▸ **WHAT TO WORK ON**: Drop every picture. Then return, exactly, the lines from the beginning of the listing below through the one containing "1.07, 1.07, 1.06, 1.045, 1.025, 1.0, 0.97]".

▸ **SOURCE DATA**:

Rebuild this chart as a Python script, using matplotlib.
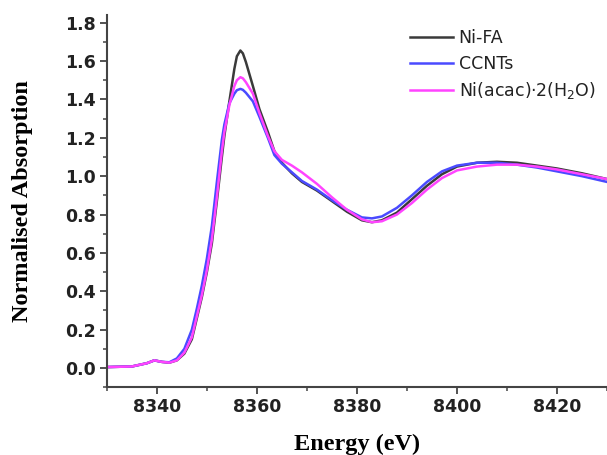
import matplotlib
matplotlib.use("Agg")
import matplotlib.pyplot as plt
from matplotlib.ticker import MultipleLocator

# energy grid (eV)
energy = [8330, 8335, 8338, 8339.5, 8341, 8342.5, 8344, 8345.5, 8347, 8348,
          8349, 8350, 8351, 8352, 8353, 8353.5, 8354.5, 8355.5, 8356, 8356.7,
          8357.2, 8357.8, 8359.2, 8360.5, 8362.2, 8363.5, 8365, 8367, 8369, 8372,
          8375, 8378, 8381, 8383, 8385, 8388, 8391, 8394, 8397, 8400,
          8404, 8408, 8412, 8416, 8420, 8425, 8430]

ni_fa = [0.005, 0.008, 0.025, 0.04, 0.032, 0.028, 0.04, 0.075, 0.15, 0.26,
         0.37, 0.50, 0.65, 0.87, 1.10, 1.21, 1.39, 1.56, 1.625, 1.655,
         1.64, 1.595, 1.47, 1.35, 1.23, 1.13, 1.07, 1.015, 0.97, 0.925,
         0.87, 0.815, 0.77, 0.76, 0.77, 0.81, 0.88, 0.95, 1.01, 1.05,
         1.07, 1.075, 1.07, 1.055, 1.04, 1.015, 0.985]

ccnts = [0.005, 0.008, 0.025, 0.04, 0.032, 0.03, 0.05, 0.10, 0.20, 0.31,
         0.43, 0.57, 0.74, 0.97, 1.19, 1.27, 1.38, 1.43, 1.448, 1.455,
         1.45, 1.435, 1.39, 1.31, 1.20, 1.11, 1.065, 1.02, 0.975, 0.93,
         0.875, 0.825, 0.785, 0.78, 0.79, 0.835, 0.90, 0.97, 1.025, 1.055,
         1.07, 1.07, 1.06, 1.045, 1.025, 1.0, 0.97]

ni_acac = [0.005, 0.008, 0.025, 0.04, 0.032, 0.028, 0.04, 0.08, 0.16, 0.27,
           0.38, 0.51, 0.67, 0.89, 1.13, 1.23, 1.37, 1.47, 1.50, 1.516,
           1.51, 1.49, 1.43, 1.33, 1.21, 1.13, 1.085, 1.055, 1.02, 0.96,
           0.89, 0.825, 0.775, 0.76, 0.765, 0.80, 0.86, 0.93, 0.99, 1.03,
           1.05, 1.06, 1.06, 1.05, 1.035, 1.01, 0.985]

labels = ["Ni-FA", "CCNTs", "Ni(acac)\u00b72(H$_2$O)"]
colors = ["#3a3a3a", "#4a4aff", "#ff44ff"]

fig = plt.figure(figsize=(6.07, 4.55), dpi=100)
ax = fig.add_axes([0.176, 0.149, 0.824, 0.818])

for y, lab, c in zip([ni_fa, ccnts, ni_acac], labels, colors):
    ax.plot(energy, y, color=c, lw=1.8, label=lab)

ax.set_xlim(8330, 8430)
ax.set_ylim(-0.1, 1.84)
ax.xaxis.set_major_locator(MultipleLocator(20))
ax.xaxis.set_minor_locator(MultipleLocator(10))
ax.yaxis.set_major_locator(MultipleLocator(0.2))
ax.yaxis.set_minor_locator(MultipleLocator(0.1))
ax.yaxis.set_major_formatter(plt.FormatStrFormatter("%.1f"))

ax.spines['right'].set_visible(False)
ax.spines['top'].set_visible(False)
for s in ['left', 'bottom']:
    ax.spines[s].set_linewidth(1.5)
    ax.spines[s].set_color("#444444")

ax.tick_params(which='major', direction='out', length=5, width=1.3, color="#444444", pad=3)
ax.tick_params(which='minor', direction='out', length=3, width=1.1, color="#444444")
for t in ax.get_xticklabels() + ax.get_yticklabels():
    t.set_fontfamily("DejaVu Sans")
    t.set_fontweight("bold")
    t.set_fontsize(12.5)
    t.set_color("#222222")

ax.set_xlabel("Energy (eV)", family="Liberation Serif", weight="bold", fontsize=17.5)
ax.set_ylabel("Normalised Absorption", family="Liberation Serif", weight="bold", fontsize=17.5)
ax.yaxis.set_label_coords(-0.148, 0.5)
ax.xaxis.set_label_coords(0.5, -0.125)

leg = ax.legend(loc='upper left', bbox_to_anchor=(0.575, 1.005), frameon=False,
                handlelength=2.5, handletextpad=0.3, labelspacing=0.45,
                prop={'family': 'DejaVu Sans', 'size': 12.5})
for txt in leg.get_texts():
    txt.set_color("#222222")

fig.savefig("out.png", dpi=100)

▸ **WORKED ANSWER**:
Rebuild this chart as a Python script, using matplotlib.
import matplotlib
matplotlib.use("Agg")
import matplotlib.pyplot as plt
from matplotlib.ticker import MultipleLocator

# energy grid (eV)
energy = [8330, 8335, 8338, 8339.5, 8341, 8342.5, 8344, 8345.5, 8347, 8348,
          8349, 8350, 8351, 8352, 8353, 8353.5, 8354.5, 8355.5, 8356, 8356.7,
          8357.2, 8357.8, 8359.2, 8360.5, 8362.2, 8363.5, 8365, 8367, 8369, 8372,
          8375, 8378, 8381, 8383, 8385, 8388, 8391, 8394, 8397, 8400,
          8404, 8408, 8412, 8416, 8420, 8425, 8430]

ni_fa = [0.005, 0.008, 0.025, 0.04, 0.032, 0.028, 0.04, 0.075, 0.15, 0.26,
         0.37, 0.50, 0.65, 0.87, 1.10, 1.21, 1.39, 1.56, 1.625, 1.655,
         1.64, 1.595, 1.47, 1.35, 1.23, 1.13, 1.07, 1.015, 0.97, 0.925,
         0.87, 0.815, 0.77, 0.76, 0.77, 0.81, 0.88, 0.95, 1.01, 1.05,
         1.07, 1.075, 1.07, 1.055, 1.04, 1.015, 0.985]

ccnts = [0.005, 0.008, 0.025, 0.04, 0.032, 0.03, 0.05, 0.10, 0.20, 0.31,
         0.43, 0.57, 0.74, 0.97, 1.19, 1.27, 1.38, 1.43, 1.448, 1.455,
         1.45, 1.435, 1.39, 1.31, 1.20, 1.11, 1.065, 1.02, 0.975, 0.93,
         0.875, 0.825, 0.785, 0.78, 0.79, 0.835, 0.90, 0.97, 1.025, 1.055,
         1.07, 1.07, 1.06, 1.045, 1.025, 1.0, 0.97]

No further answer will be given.